• Task objective
Repeat all the material exactly; pictures stay out of your copy.

• Supplied information
* BEGIN *
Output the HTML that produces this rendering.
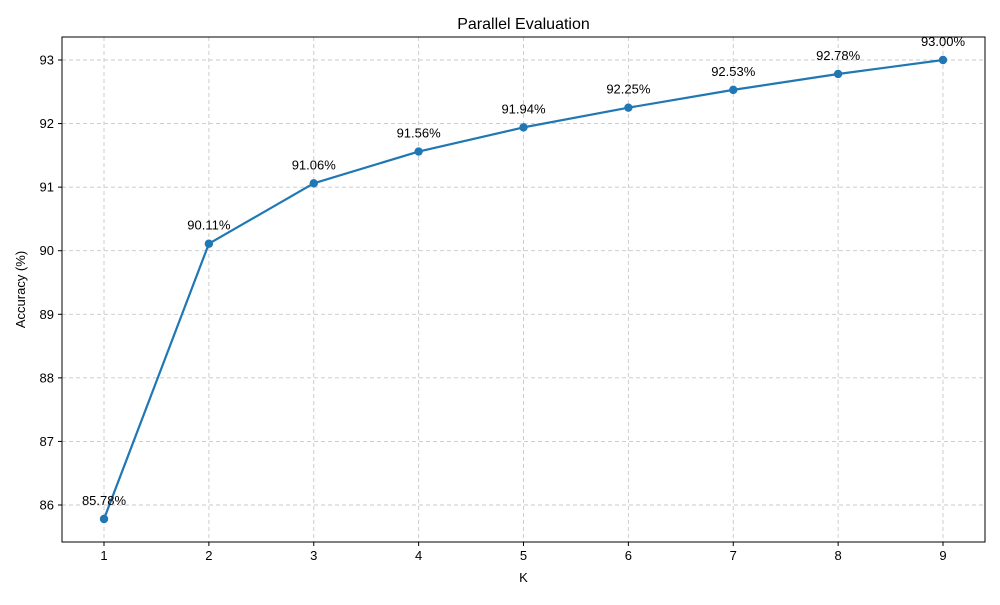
<!DOCTYPE html>
<html>
<head>
<meta charset="utf-8">
<style>
  html, body { margin: 0; padding: 0; background: #ffffff; }
  body { width: 1000px; height: 600px; overflow: hidden; font-family: "Liberation Sans", "DejaVu Sans", sans-serif; }
  svg text { font-family: "Liberation Sans", "DejaVu Sans", sans-serif; }
</style>
</head>
<body>
<svg id="chart" width="1000" height="600" viewBox="0 0 1000 600" xmlns="http://www.w3.org/2000/svg">
  <rect x="0" y="0" width="1000" height="600" fill="#ffffff"/>
  <g id="grid"></g>
  <g id="series"></g>
  <g id="labels"></g>
  <rect x="62" y="37" width="923" height="505" fill="none" stroke="#000" stroke-width="1"/>
  <g id="xticks"></g>
  <g id="yticks"></g>
  <text x="523.5" y="29" text-anchor="middle" font-size="16" fill="#000">Parallel Evaluation</text>
  <text x="523.5" y="582" text-anchor="middle" font-size="13" fill="#000">K</text>
  <text x="25" y="289.5" text-anchor="middle" font-size="13" fill="#000" transform="rotate(-90 25 289.5)">Accuracy (%)</text>
</svg>
<script>
const kValues = [1, 2, 3, 4, 5, 6, 7, 8, 9];
const accuracy = [85.78, 90.11, 91.06, 91.56, 91.94, 92.25, 92.53, 92.78, 93.00];
const xTickLabels = ["1", "2", "3", "4", "5", "6", "7", "8", "9"];
const yTickValues = [86, 87, 88, 89, 90, 91, 92, 93];

const NS = "http://www.w3.org/2000/svg";
const plot = { left: 62, right: 985, top: 37, bottom: 542 };
function xScale(v) { return 104 + (v - 1) * (943 - 104) / 8; }
function yScale(v) { return 505 - (v - 86) * (505 - 60) / 7; }
function mk(tag, attrs, parent) {
  const el = document.createElementNS(NS, tag);
  for (const k in attrs) el.setAttribute(k, attrs[k]);
  parent.appendChild(el);
  return el;
}
const grid = document.getElementById('grid');
const xt = document.getElementById('xticks');
const yt = document.getElementById('yticks');
const series = document.getElementById('series');
const labels = document.getElementById('labels');

kValues.forEach((k, i) => {
  const x = xScale(k);
  const g = mk('line', { x1: x, x2: x, y1: plot.top, y2: plot.bottom, stroke: '#c8c8c8', 'stroke-dasharray': '4,3', 'stroke-width': 0.9 }, grid);
  
  
  const t = mk('line', { x1: x, x2: x, y1: plot.bottom, y2: plot.bottom + 4, stroke: '#000' }, xt);
  
  
  const l = mk('text', { x: x, y: plot.bottom + 18, 'text-anchor': 'middle', 'font-size': 13, fill: '#000' }, xt);
  l.textContent = xTickLabels[i];
  
  
});
yTickValues.forEach(v => {
  const y = yScale(v);
  const g = mk('line', { x1: plot.left, x2: plot.right, y1: y, y2: y, stroke: '#c8c8c8', 'stroke-dasharray': '4,3', 'stroke-width': 0.9 }, grid);
  
  
  const t = mk('line', { x1: plot.left - 4, x2: plot.left, y1: y, y2: y, stroke: '#000' }, yt);
  
  
  const l = mk('text', { x: plot.left - 8, y: y + 4.5, 'text-anchor': 'end', 'font-size': 13, fill: '#000' }, yt);
  l.textContent = String(v);
  
  
});

const pts = kValues.map((k, i) => xScale(k) + ',' + yScale(accuracy[i])).join(' ');
const line = mk('polyline', { points: pts, fill: 'none', stroke: '#1f77b4', 'stroke-width': 2.2, 'stroke-linejoin': 'round' }, series);


kValues.forEach((k, i) => {
  const x = xScale(k), y = yScale(accuracy[i]);
  const c = mk('circle', { cx: x, cy: y, r: 4.2, fill: '#1f77b4' }, series);
  
  
  const t = mk('text', { x: x, y: y - 14, 'text-anchor': 'middle', 'font-size': 13, fill: '#000' }, labels);
  t.textContent = accuracy[i].toFixed(2) + '%';
  
  
});
</script>
</body>
</html>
* END *
• Full response
Output the HTML that produces this rendering.
<!DOCTYPE html>
<html>
<head>
<meta charset="utf-8">
<style>
  html, body { margin: 0; padding: 0; background: #ffffff; }
  body { width: 1000px; height: 600px; overflow: hidden; font-family: "Liberation Sans", "DejaVu Sans", sans-serif; }
  svg text { font-family: "Liberation Sans", "DejaVu Sans", sans-serif; }
</style>
</head>
<body>
<svg id="chart" width="1000" height="600" viewBox="0 0 1000 600" xmlns="http://www.w3.org/2000/svg">
  <rect x="0" y="0" width="1000" height="600" fill="#ffffff"/>
  <g id="grid"></g>
  <g id="series"></g>
  <g id="labels"></g>
  <rect x="62" y="37" width="923" height="505" fill="none" stroke="#000" stroke-width="1"/>
  <g id="xticks"></g>
  <g id="yticks"></g>
  <text x="523.5" y="29" text-anchor="middle" font-size="16" fill="#000">Parallel Evaluation</text>
  <text x="523.5" y="582" text-anchor="middle" font-size="13" fill="#000">K</text>
  <text x="25" y="289.5" text-anchor="middle" font-size="13" fill="#000" transform="rotate(-90 25 289.5)">Accuracy (%)</text>
</svg>
<script>
const kValues = [1, 2, 3, 4, 5, 6, 7, 8, 9];
const accuracy = [85.78, 90.11, 91.06, 91.56, 91.94, 92.25, 92.53, 92.78, 93.00];
const xTickLabels = ["1", "2", "3", "4", "5", "6", "7", "8", "9"];
const yTickValues = [86, 87, 88, 89, 90, 91, 92, 93];

const NS = "http://www.w3.org/2000/svg";
const plot = { left: 62, right: 985, top: 37, bottom: 542 };
function xScale(v) { return 104 + (v - 1) * (943 - 104) / 8; }
function yScale(v) { return 505 - (v - 86) * (505 - 60) / 7; }
function mk(tag, attrs, parent) {
  const el = document.createElementNS(NS, tag);
  for (const k in attrs) el.setAttribute(k, attrs[k]);
  parent.appendChild(el);
  return el;
}
const grid = document.getElementById('grid');
const xt = document.getElementById('xticks');
const yt = document.getElementById('yticks');
const series = document.getElementById('series');
const labels = document.getElementById('labels');

kValues.forEach((k, i) => {
  const x = xScale(k);
  const g = mk('line', { x1: x, x2: x, y1: plot.top, y2: plot.bottom, stroke: '#c8c8c8', 'stroke-dasharray': '4,3', 'stroke-width': 0.9 }, grid);
  
  
  const t = mk('line', { x1: x, x2: x, y1: plot.bottom, y2: plot.bottom + 4, stroke: '#000' }, xt);
  
  
  const l = mk('text', { x: x, y: plot.bottom + 18, 'text-anchor': 'middle', 'font-size': 13, fill: '#000' }, xt);
  l.textContent = xTickLabels[i];
  
  
});
yTickValues.forEach(v => {
  const y = yScale(v);
  const g = mk('line', { x1: plot.left, x2: plot.right, y1: y, y2: y, stroke: '#c8c8c8', 'stroke-dasharray': '4,3', 'stroke-width': 0.9 }, grid);
  
  
  const t = mk('line', { x1: plot.left - 4, x2: plot.left, y1: y, y2: y, stroke: '#000' }, yt);
  
  
  const l = mk('text', { x: plot.left - 8, y: y + 4.5, 'text-anchor': 'end', 'font-size': 13, fill: '#000' }, yt);
  l.textContent = String(v);
  
  
});

const pts = kValues.map((k, i) => xScale(k) + ',' + yScale(accuracy[i])).join(' ');
const line = mk('polyline', { points: pts, fill: 'none', stroke: '#1f77b4', 'stroke-width': 2.2, 'stroke-linejoin': 'round' }, series);


kValues.forEach((k, i) => {
  const x = xScale(k), y = yScale(accuracy[i]);
  const c = mk('circle', { cx: x, cy: y, r: 4.2, fill: '#1f77b4' }, series);
  
  
  const t = mk('text', { x: x, y: y - 14, 'text-anchor': 'middle', 'font-size': 13, fill: '#000' }, labels);
  t.textContent = accuracy[i].toFixed(2) + '%';
  
  
});
</script>
</body>
</html>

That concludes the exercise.